Kazimir is less certain: "I cannot rule out the possibility of a rate cut next week, but it is crucial to make decisions based on the overall summary of information. We will receive key information in December."

This makes him the only public voice seriously questioning the possibility of a rate cut at the upcoming ECB meeting, even the hawkish figure, Austrian National Bank Governor Robert Holzmann, also dodged the topic.

Bloomberg Senior Eurozone Economist David Powell said, "We believe that the ECB will lower borrowing costs by 25 basis points in October and December. After that, we will see policymakers making quarterly adjustments to their policies as they grope their way towards neutrality."

The policy decision in October is only five weeks after the last rate cut in September, resulting in fewer data points to judge the economic situation.
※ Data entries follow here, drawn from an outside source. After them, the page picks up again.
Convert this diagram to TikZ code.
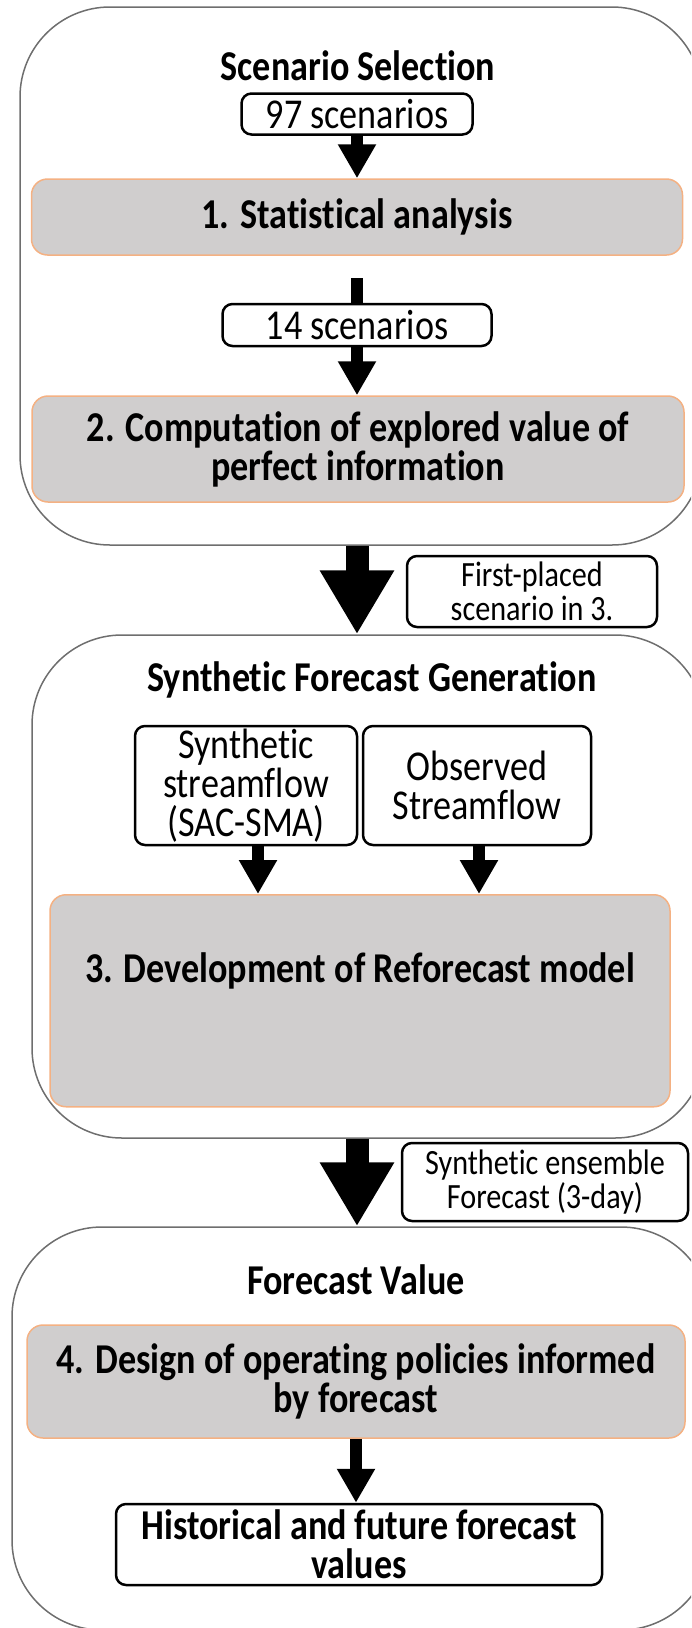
\documentclass[tikz,border=0pt]{standalone}
\usepackage{fontspec}
\setmainfont{Carlito}[FakeStretch=0.85, Ligatures={NoCommon,NoContextual}]
\usetikzlibrary{arrows.meta,positioning}
\definecolor{boxgray}{HTML}{D0CECE}
\definecolor{boxorange}{HTML}{F4B183}
\definecolor{framegray}{HTML}{6E6E6E}
\tikzset{%
	stage/.style    = {draw=framegray, line width=1.5pt, rounded corners=90pt, inner sep=0pt},
	heading/.style  = {inner sep=0pt, font=\fontsize{42.5}{39}\selectfont\bfseries},
	process/.style  = {draw=boxorange, fill=boxgray, line width=1.5pt, rounded corners=16pt, inner sep=0pt, align=center, font=\fontsize{42.5}{39}\selectfont\bfseries},
	inputbox/.style = {draw=black, fill=white, line width=2.5pt, rounded corners=10pt, inner sep=0pt, align=center, font=\fontsize{42.5}{39}\selectfont},
	notebox/.style  = {inputbox, font=\fontsize{35.5}{34}\selectfont},
	arrow/.style    = {line width=12pt, -{Triangle[width=36pt,length=34pt]}},
	bigarrow/.style = {line width=23pt, -{Triangle[width=70pt,length=64pt]}},
}

\begin{document}
\begin{tikzpicture}[x=1pt,y=-1pt]
		\useasboundingbox (0,0) rectangle (691,1628);
		\clip (0,0) rectangle (691,1628);
		
		% scenario selection
		\node[stage, minimum width=682pt, minimum height=538pt] (box1) at (361,276) {};
		\node[heading] (title1) at (358,66) {Scenario Selection};
		\node[inputbox, minimum width=231pt, minimum height=41pt] (n97) at (357,114) {97 scenarios};
		\node[process, minimum width=651pt, minimum height=76pt] (stat) at (357,217) {1. Statistical analysis};
		\coordinate (s14) at (357,278);
		\node[process, minimum width=652pt, minimum height=106pt] (comp) at (358,449) {2. Computation of explored value of\\perfect information};
		
		\draw[arrow] (n97.south) -- (n97.south |- stat.north);
		\draw[arrow] (s14) -- (s14 |- comp.north);
		\node[inputbox, minimum width=269pt, minimum height=42pt] (n14) at (357,325) {14 scenarios};
		
		% synthetic forecast generation
		\node[stage, minimum width=673pt, minimum height=503pt] (sfg) at (368.5,886.5) {};
		\node[heading] (title2) at (372,680) {Synthetic Forecast Generation};
		\node[inputbox, minimum width=222pt, minimum height=119pt] (syn) at (246,785.5) {Synthetic\\streamflow\\(SAC-SMA)};
		\node[inputbox, minimum width=228pt, minimum height=119pt] (obs) at (477,785.5) {Observed\\Streamflow};
		\node[process, anchor=north, minimum width=620pt, text height=88pt, text depth=124pt] (dev) at (360,894) {3. Development of Reforecast model};
		
		\draw[arrow] ([xshift=12pt]syn.south) -- ([xshift=12pt]syn.south |- dev.north);
		\draw[arrow] ([xshift=2pt]obs.south) -- ([xshift=2pt]obs.south |- dev.north);
		
		\draw[bigarrow] (stat.south |- box1.south) -- (stat.south |- sfg.north);
		\node[notebox, minimum width=250pt, minimum height=71pt] (placed) at (532,591.5) {First-placed\\scenario in 3.};
		
		% forecast value
		\node[stage, minimum width=699pt, minimum height=403pt] (fv) at (361.5,1428.5) {};
		\node[heading] (title3) at (356,1280) {Forecast Value};
		\node[process, minimum width=658pt, minimum height=113pt] (design) at (356,1381.5) {4. Design of operating policies informed\\by forecast};
		\node[inputbox, font=\fontsize{42.5}{39}\selectfont\bfseries, minimum width=486pt, minimum height=81pt] (hist) at (359,1544.5) {Historical and future forecast\\values};
		
		\draw[arrow] (design.south) -- (design.south |- hist.north);
		
		\draw[bigarrow] (stat.south |- sfg.south) -- (stat.south |- fv.north);
		\node[notebox, minimum width=286pt, minimum height=78pt] (ensemble) at (545,1182) {Synthetic ensemble\\Forecast (3-day)};
\end{tikzpicture}
\end{document}
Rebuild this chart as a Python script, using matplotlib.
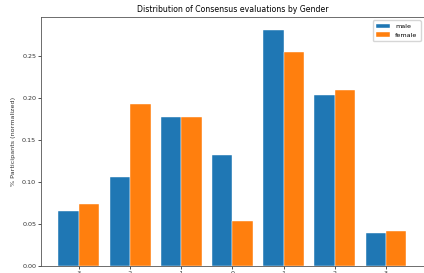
import numpy as np
import matplotlib.pyplot as plt

scores = [-3, -2, -1, 0, 1, 2, 3]
male = [0.0656, 0.1052, 0.1767, 0.1316, 0.2810, 0.2029, 0.0392]
female = [0.0740, 0.1929, 0.1767, 0.0532, 0.2540, 0.2092, 0.0408]

x = np.array(scores)
w = 0.4

fig = plt.figure(figsize=(4.24, 2.73), dpi=100)
ax = fig.add_axes([0.0967, 0.0267, 0.903, 0.91])

ax.bar(x - w / 2, male, width=w, color='#1f77b4', edgecolor='white', linewidth=0.3, label='male')
ax.bar(x + w / 2, female, width=w, color='#ff7f0e', edgecolor='white', linewidth=0.3, label='female')

ax.set_xticks(x)
ax.set_xticklabels([str(s) for s in scores])
ax.set_ylim(0, 0.2957)
ax.set_yticks([0.0, 0.05, 0.10, 0.15, 0.20, 0.25])
ax.tick_params(labelsize=4.6, length=2, width=0.6, pad=1.5, colors='#333333')
for s in ax.spines.values():
    s.set_linewidth(0.6)
    s.set_color('#555555')
ax.set_ylabel('% Participants (normalized)', fontsize=4.6, labelpad=4, color='#333333')
ax.set_title('Distribution of Consensus evaluations by Gender', fontsize=5.6, pad=3.5)
ax.legend(fontsize=4.6, loc='upper right', handlelength=2.2, borderpad=0.5)

fig.savefig('out.png', dpi=100)
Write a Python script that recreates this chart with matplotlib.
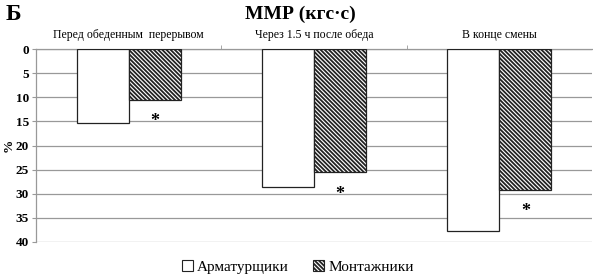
import matplotlib
matplotlib.use("Agg")
import matplotlib.pyplot as plt
import numpy as np
from matplotlib.patches import Patch

categories = ["Перед обеденным  перерывом", "Через 1.5 ч после обеда", "В конце смены"]
armat = [15.3, 28.6, 37.7]
montazh = [10.5, 25.5, 29.2]
series_names = ["Арматурщики", "Монтажники"]
yticks = [0, 5, 10, 15, 20, 25, 30, 35, 40]

plt.rcParams['font.family'] = ['Liberation Serif', 'DejaVu Serif']
plt.rcParams['hatch.linewidth'] = 1.3

HATCH = '\\' * 8

fig = plt.figure(figsize=(5.93, 2.78), dpi=100)
ax = fig.add_axes([36/593, 1-242/278, 1-36/593-1/593, (242-49)/278])

x = np.arange(len(categories))
w = 0.28
ax.bar(x - w/2, armat, width=w, color='white', edgecolor='#222222', linewidth=0.9, zorder=3)
ax.bar(x + w/2, montazh, width=w, color='white', edgecolor='#222222', linewidth=0.9,
       hatch=HATCH, zorder=3)

for xi, v in zip(x, montazh):
    ax.text(xi + w/2, v + 2.8, "*", ha='center', va='top', fontsize=13, fontweight='bold', zorder=4)

ax.set_ylim(40, 0)
ax.set_xlim(-0.5, 2.5)
ax.set_yticks(yticks)
ax.set_yticklabels([str(t) for t in yticks], fontsize=9.5, fontweight='bold')
ax.yaxis.grid(True, color='#999999', linewidth=0.9, zorder=0)
ax.xaxis.tick_top()
ax.set_xticks(x)
ax.set_xticklabels(categories, fontsize=8.5)
ax.tick_params(axis='x', length=0, pad=6)
ax.set_xticks([0.5, 1.5], minor=True)
ax.tick_params(axis='x', which='minor', length=3, color='#999999', top=True, bottom=False)
ax.tick_params(axis='y', length=3, color='#999999', pad=2)
for s in ['right', 'bottom']:
    ax.spines[s].set_visible(False)
for s in ['left', 'top']:
    ax.spines[s].set_color('#999999')
    ax.spines[s].set_linewidth(0.9)
ax.set_ylabel('%', fontsize=9.5, fontweight='bold', labelpad=1)

fig.text(300/593, 1-14/278, "ММР (кгс·с)", ha='center', va='center', fontsize=14, fontweight='bold')
fig.text(13/593, 1-15/278, "Б", ha='center', va='center', fontsize=17, fontweight='bold')

handles = [Patch(facecolor='white', edgecolor='#222222', linewidth=0.8),
           Patch(facecolor='white', edgecolor='#222222', linewidth=0.8, hatch=HATCH)]
fig.legend(handles, series_names, loc='center', bbox_to_anchor=(298/593, 1-267/278), ncol=2,
           frameon=False, fontsize=11, handlelength=0.7, handleheight=0.7, handletextpad=0.3,
           columnspacing=1.6)

fig.savefig("out.png", dpi=100)
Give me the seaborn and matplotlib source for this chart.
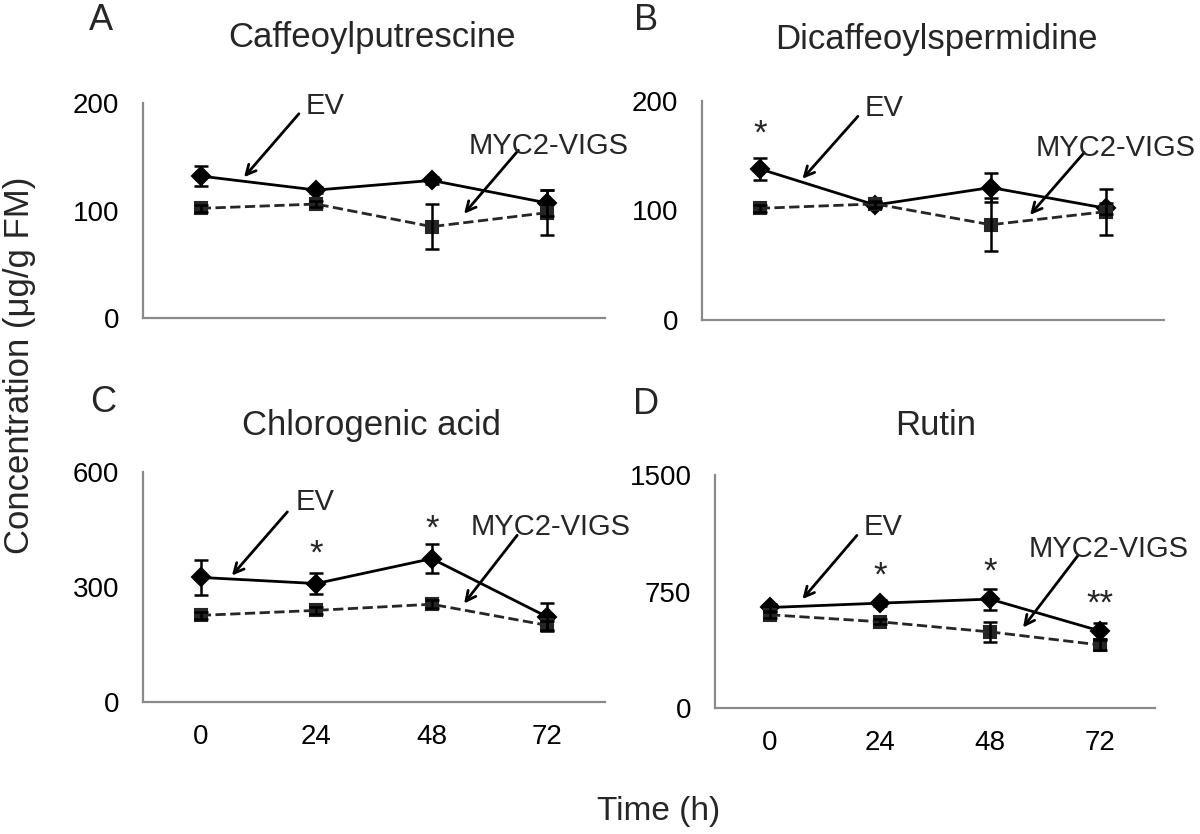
import numpy as np
import pandas as pd
import matplotlib
matplotlib.use('Agg')
import matplotlib.pyplot as plt
import seaborn as sns

# ---------------- data ----------------
times = ['0', '24', '48', '72']
groups = ['EV', 'MYC2-VIGS']

caff_ev = [132, 119, 128, 107]
caff_ev_err = [9, 3, 3, 12]
caff_myc = [102, 106, 85, 98]
caff_myc_err = [3, 3, 21, 21]

dicaff_ev = [138, 105, 121, 102]
dicaff_ev_err = [10, 3, 13, 5]
dicaff_myc = [102, 106, 87, 99]
dicaff_myc_err = [3, 3, 24, 21]

chlor_ev = [325, 309, 374, 222]
chlor_ev_err = [46, 27, 38, 37]
chlor_myc = [226, 239, 255, 200]
chlor_myc_err = [10, 9, 10, 11]

rutin_ev = [647, 675, 701, 496]
rutin_ev_err = [25, 20, 68, 50]
rutin_myc = [600, 555, 490, 406]
rutin_myc_err = [18, 15, 62, 30]

titles = ['Caffeoylputrescine', 'Dicaffeoylspermidine', 'Chlorogenic acid', 'Rutin']
letters = ['A', 'B', 'C', 'D']
yticks_list = [[0, 100, 200], [0, 100, 200], [0, 300, 600], [0, 750, 1500]]

# significance marks: panel index, time index, text, y value
star_panel = [1, 2, 2, 3, 3, 3]
star_time = [0, 1, 2, 1, 2, 3]
star_text = ['*', '*', '*', '*', '*', '**']
star_y = [170, 387, 452, 846, 878, 669]

# ---------------- style ----------------
sns.set_style('white')
plt.rcParams['font.family'] = ['Liberation Sans', 'DejaVu Sans']

W, H = 1200, 834
fig = plt.figure(figsize=(W / 100, H / 100), dpi=100)

# axes rectangles in pixels: left, top, right, bottom
rects = [(143, 103, 605, 318), (702, 101, 1164, 320),
         (143, 472, 605, 702), (715, 475, 1155, 708)]

panel_data = [
    (caff_ev, caff_ev_err, caff_myc, caff_myc_err),
    (dicaff_ev, dicaff_ev_err, dicaff_myc, dicaff_myc_err),
    (chlor_ev, chlor_ev_err, chlor_myc, chlor_myc_err),
    (rutin_ev, rutin_ev_err, rutin_myc, rutin_myc_err),
]

# annotation layout (category position, data y)
ev_text = [(0.91, 190), (0.91, 186), (0.82, 500), (0.855, 1111)]
ev_tail = [(0.85, 190), (0.85, 186), (0.75, 496), (0.79, 1111)]
ev_head = [(0.375, 131), (0.37, 129), (0.27, 330), (0.295, 701)]
myc_text = [(2.32, 153), (2.39, 150), (2.34, 435), (2.35, 971)]
myc_tail = [(2.75, 156), (2.81, 153), (2.74, 435), (2.80, 982)]
myc_head = [(2.28, 97), (2.34, 96), (2.28, 257), (2.30, 518)]

letter_pos = [(101, 20), (646, 20), (103, 402), (646, 404)]
title_pos = [(372, 38), (936, 40), (372, 425), (936, 425)]

gray = '#8a8a8a'

for i in range(4):
    l, t, r, b = rects[i]
    ax = fig.add_axes([l / W, 1 - b / H, (r - l) / W, (b - t) / H])
    ev, ev_err, myc, myc_err = panel_data[i]
    df = pd.DataFrame({
        'time': times * 2,
        'value': list(ev) + list(myc),
        'group': [groups[0]] * 4 + [groups[1]] * 4,
    })
    sns.pointplot(data=df, x='time', y='value', hue='group', order=times,
                  hue_order=groups, palette=['black', '#262626'],
                  markers=['D', 's'], linestyles=['-', '--'],
                  errorbar=None, dodge=False, legend=False, ax=ax,
                  markersize=9, linewidth=2.0)
    pos = np.arange(len(times))
    ax.errorbar(pos, ev, yerr=ev_err, fmt='none', ecolor='black',
                elinewidth=1.8, capsize=5, capthick=1.8, zorder=4)
    ax.errorbar(pos, myc, yerr=myc_err, fmt='none', ecolor='black',
                elinewidth=1.8, capsize=5, capthick=1.8, zorder=4)

    yt = yticks_list[i]
    ax.set_ylim(yt[0], yt[-1])
    ax.set_yticks(yt)
    ax.set_yticklabels([str(v) for v in yt])
    ax.set_xlim(-0.5, len(times) - 0.5)
    ax.set_xticks(np.arange(len(times) + 1) - 0.5)
    ax.set_xticklabels([])
    if i >= 2:
        ax.set_xticks(pos, minor=True)
        ax.set_xticklabels(times, minor=True)
        ax.tick_params(axis='x', which='minor', length=0, pad=16,
                       labelsize=20, labelcolor='black')
    ax.set_xlabel('')
    ax.set_ylabel('')
    sns.despine(ax=ax)
    for s in ['left', 'bottom']:
        ax.spines[s].set_color(gray)
        ax.spines[s].set_linewidth(1.6)
    ax.tick_params(axis='both', which='major', direction='out', length=7,
                   width=1.6, color=gray, labelsize=20, labelcolor='black')
    ax.tick_params(axis='y', pad=10)
    ax.patch.set_alpha(0)

    # arrows and labels
    arrow_kw = dict(arrowstyle='->,head_length=0.7,head_width=0.35',
                    lw=2.0, color='black', shrinkA=0, shrinkB=0)
    ax.annotate('', xy=ev_head[i], xytext=ev_tail[i], arrowprops=arrow_kw,
                annotation_clip=False)
    ax.annotate('', xy=myc_head[i], xytext=myc_tail[i], arrowprops=arrow_kw,
                annotation_clip=False)
    ax.text(ev_text[i][0], ev_text[i][1], groups[0], fontsize=21,
            ha='left', va='baseline', clip_on=False)
    ax.text(myc_text[i][0], myc_text[i][1], groups[1], fontsize=21,
            ha='left', va='baseline', clip_on=False)

    for p, tx, st, sy in zip(star_panel, star_time, star_text, star_y):
        if p == i:
            ax.text(tx, sy, st, fontsize=25, ha='center', va='center',
                    clip_on=False)

    fig.text(letter_pos[i][0] / W, 1 - letter_pos[i][1] / H, letters[i],
             fontsize=26, ha='center', va='center')
    fig.text(title_pos[i][0] / W, 1 - title_pos[i][1] / H, titles[i],
             fontsize=25, ha='center', va='center')

fig.text(20 / W, 1 - 365 / H, 'Concentration (μg/g FM)', fontsize=25,
         rotation=90, ha='center', va='center')
fig.text(659 / W, 1 - 820 / H, 'Time (h)', fontsize=24, ha='center',
         va='baseline')

fig.savefig('out.png', dpi=100)
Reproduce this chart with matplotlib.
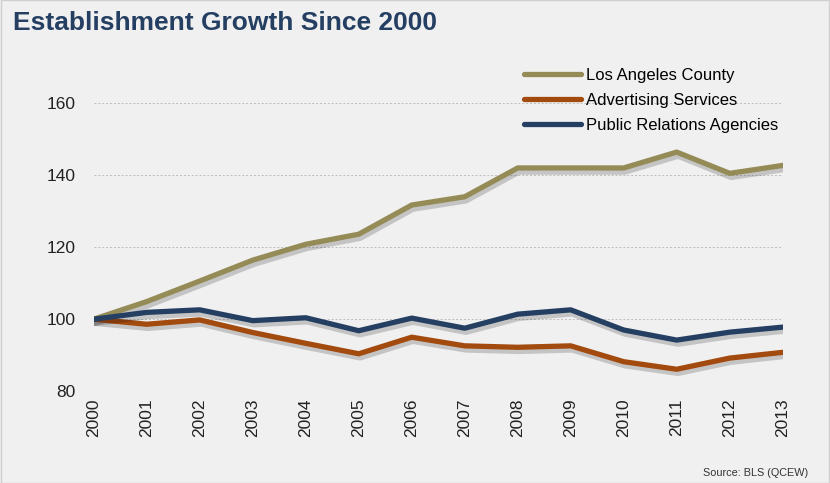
import matplotlib.pyplot as plt
import matplotlib.patheffects as pe

plt.rcParams['font.family'] = ['Liberation Sans', 'DejaVu Sans']

years = list(range(2000, 2014))
la_county = [100, 104.9, 110.6, 116.4, 120.8, 123.6, 131.7, 134.0, 142.0, 142.0, 142.0, 146.4, 140.5, 142.7]
advertising = [100, 98.6, 99.8, 96.3, 93.3, 90.4, 95.0, 92.6, 92.2, 92.6, 88.2, 86.1, 89.2, 90.8]
public_rel = [100, 101.9, 102.6, 99.6, 100.4, 96.8, 100.3, 97.5, 101.4, 102.6, 97.0, 94.2, 96.4, 97.8]

series = [
    ('Los Angeles County', la_county, '#958b57'),
    ('Advertising Services', advertising, '#a34a0f'),
    ('Public Relations Agencies', public_rel, '#243f62'),
]

bg = '#f0f0f0'
fig = plt.figure(figsize=(8.3, 4.83), dpi=100, facecolor=bg)
ax = fig.add_axes([0.113, 0.19, 0.83, 0.686])
ax.set_facecolor(bg)

# soft drop shadow under each line
shadow = [pe.SimpleLineShadow(offset=(1.0, -3.0), shadow_color='#000000', alpha=0.18),
          pe.Normal()]
for name, vals, color in series:
    ax.plot(years, vals, color=color, linewidth=3.8, label=name,
            solid_capstyle='round', solid_joinstyle='round', path_effects=shadow)

ax.set_xlim(2000, 2013)
ax.set_ylim(80, 172)
ax.set_yticks([80, 100, 120, 140, 160])
ax.set_xticks(years)
ax.set_xticklabels([str(y) for y in years], rotation=90)
ax.yaxis.grid(True, color='#bdbdbd', linestyle=(0, (2, 2)), linewidth=0.7)
ax.set_axisbelow(True)
for s in ax.spines.values():
    s.set_visible(False)
ax.tick_params(length=0, labelsize=12.5, colors='#222222')
ax.tick_params(axis='y', pad=13)
ax.tick_params(axis='x', pad=5)

leg = ax.legend(loc='upper right', bbox_to_anchor=(1.005, 1.0), frameon=False,
                fontsize=12, handlelength=3.4, handletextpad=0.3, labelspacing=0.6,
                borderaxespad=0.1)
for line in leg.get_lines():
    line.set_solid_capstyle('round')
    line.set_path_effects([])

fig.text(0.016, 0.938, 'Establishment Growth Since 2000', fontsize=19, fontweight='bold',
         color='#243f62', va='baseline', ha='left')
fig.text(0.974, 0.01, 'Source: BLS (QCEW)', fontsize=7.8, color='#333333', ha='right', va='bottom')

fig.patches.append(plt.Rectangle((0.001, 0.001), 0.998, 0.998, transform=fig.transFigure,
                                 fill=False, edgecolor='#d0d0d0', linewidth=1))

fig.savefig('out.png', dpi=100, facecolor=bg)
In addition, this meeting will not include new forecasts that guide policymakers.

The ECB has already stated that it expects inflation to rise again in the coming months, but several officials, including Banco de Portugal Governor Mario Centeno, have warned that there is also a danger of inflation falling below the 2% target.

Kazimir is less worried about this point. He said, "I would never wake up one morning and feel that the inflation rate should be far below 2%. On the contrary, we still lack enough confidence that we have already emerged from the predicament and that a sustainable 2% inflation target is entirely realistic."